Nett sieht er aus. Ein gut gelaunter Enddreißiger im Norwegerpulli vor gleißendem Molde-Licht, das durch das Fenster im Hintergrund des Zoom-Bildschirms fällt. „I‘m a nice guy, meint Daniel Herskedal, er müsse ja auch vorsichtig sein, wegen der Lippen und der Finger.

Als Jugendlicher allerdings stieg er gerne in den Ring. Denn er entstammt einer Familie der Fäuste. Sein Großvater war Boxer, die Brüder sind vom Fach, und in der nächsten Generation stehen schon Neffen am Sandsack. Fast hätte auch er sich dieser Tradition gewidmet, wenn nicht einige Zufälle dagegen gearbeitet hätten.

„Eigentlich habe ich French Horn gespielt und mich gelangweilt, erinnert sich Herskedal an die entscheidende Phase der musikalischen Selbstfindung. „Ich wollte lieber boxen, aber als ich 14 war, verlor mein Club seinen Coach, und ich musste da erst einmal aufhören.

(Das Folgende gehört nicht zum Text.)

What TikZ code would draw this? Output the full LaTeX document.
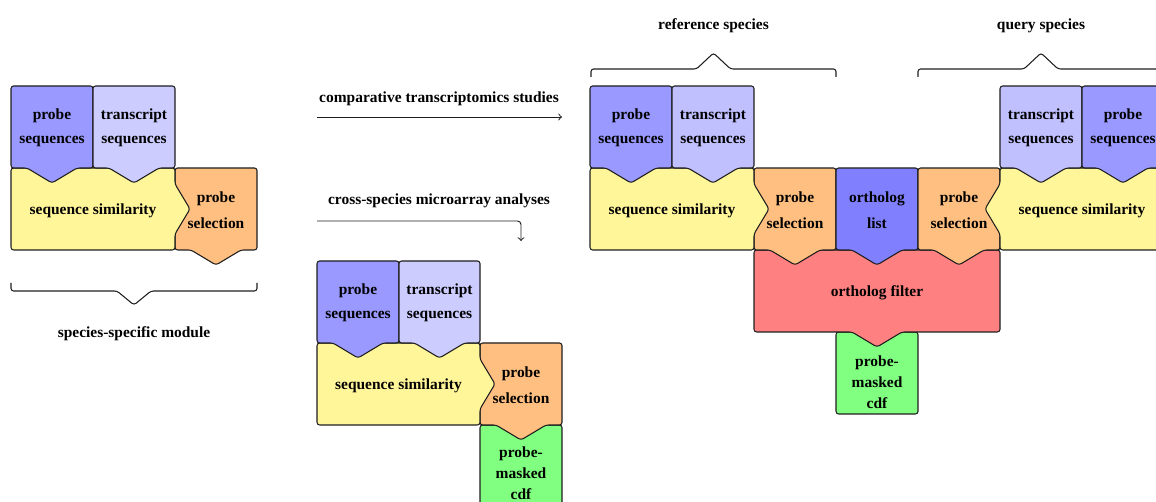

Ich bin aus Molde, und dessen Jazzfestival bietet neben Konzerten auch Workshops an. Dort bin ich gelandet. Jemand drückte mir eine Tuba in die Hand, ich kannte das Instrument von meinem Bruder, der auch Tuba spielte. Im Workshop starteten wir eine Jazzband, ein paar Monate später hatten wir unseren ersten Auftritt. Dadurch wurde etwas losgetreten. Schließlich fing ich an, Tuba zu studieren.“

Damit war der Junge für den Leistungssport verloren, machte dafür seinen Bachelor in Trondheim, zog weiter nach Kopenhagen und stellte fest, das sowohl die klassische Musik als auch der Jazz für sein Instrument nur ein begrenztes Repertoire zu bieten haben. Herskedal begann, sich mit Volksmusiken zu beschäftigen, mit dem Joiken des Nordens und der Tonalität des Südens:

„Ich bin auf Tournee durch Syrien oder den Libanon gereist, habe Musiker getroffen, unterrichtet. Freunde wie Maher Mahmout, der aus Syrien flüchten musste, kenne ich aus Dänemark, er hat zum Beispiel Oud auf meinem Album „Voyage‘ gespielt. Aber ich glaube, diese Einflüsse begleiten mich viel länger, als es mir ursprünglich bewusst war. Mit meiner Mutter fuhr ich zum Beispiel als Zehnjähriger in die Türkei, in ein Fischerdorf für einen Malkurs. Mein Bild von einem Minarett konnte ich sogar verkaufen, als Einziger im Kurs. (lacht) Jedenfalls bin ich zur orientalischen Musik gekommen, vielleicht weil sie sich älter anfühlt und Tonalität besser bewahrt hat als vieles aus unserem Kulturkreis. Hier ist in der Folk Music alles systematisiert, klanglich manchmal weniger offen.“

Auf seinem neuen Album „Harbour“ tritt das orientalische Element allerdings ein wenig in den Hintergrund, obwohl man es in vielen Phrasierungen erahnt. Das liegt auch am Konzept. Denn nach drei Programmen mit derselben Basisband sollte es diesmal ein Zwischenresümee werden. Die Seuche allerdings krempelte vieles um. Von den 2020 geplanten Konzerten wurden rund vierzig abgesagt, gerade drei fanden tatsächlich statt:

„Für mich ist das meine bislang wichtige Band, also musste etwas geschehen – neue Musik, Experimente, Aufnahmen. Die Stücke entstanden im vergangenen Sommer, und als immer mehr Konzerte ausfielen, haben wir die Termine mit Proben besetzt, um möglichst weit in das Material eintauchen zu können.“

Von den Mitstreitern blieben der Pianist Eyolf Dale und der Schlagwerker Helge Norbakken übrig. Die karge Besetzung erwies sich als Chance, alle gleichberechtigt wirken zu lassen. Als die lange Winternacht nahte, zogen sich die Drei auf eine Insel in die Ocean Sound Recording Studios in Giske zurück. Kaum Tageslicht, keine Ablenkung, raues Meer vor der Tür, gelassene Konzentration:

„Wir haben einiges mit der Musik erlebt. Es wurde Zeit, dass sie nach Hause kommt, in einen Hafen einfährt und dort eine Weile bleibt. Einerseits, um Geschichten von unterwegs zu erzählen, andererseits, um Zeit zum Planen zu haben, wohin es als nächstes gehen soll.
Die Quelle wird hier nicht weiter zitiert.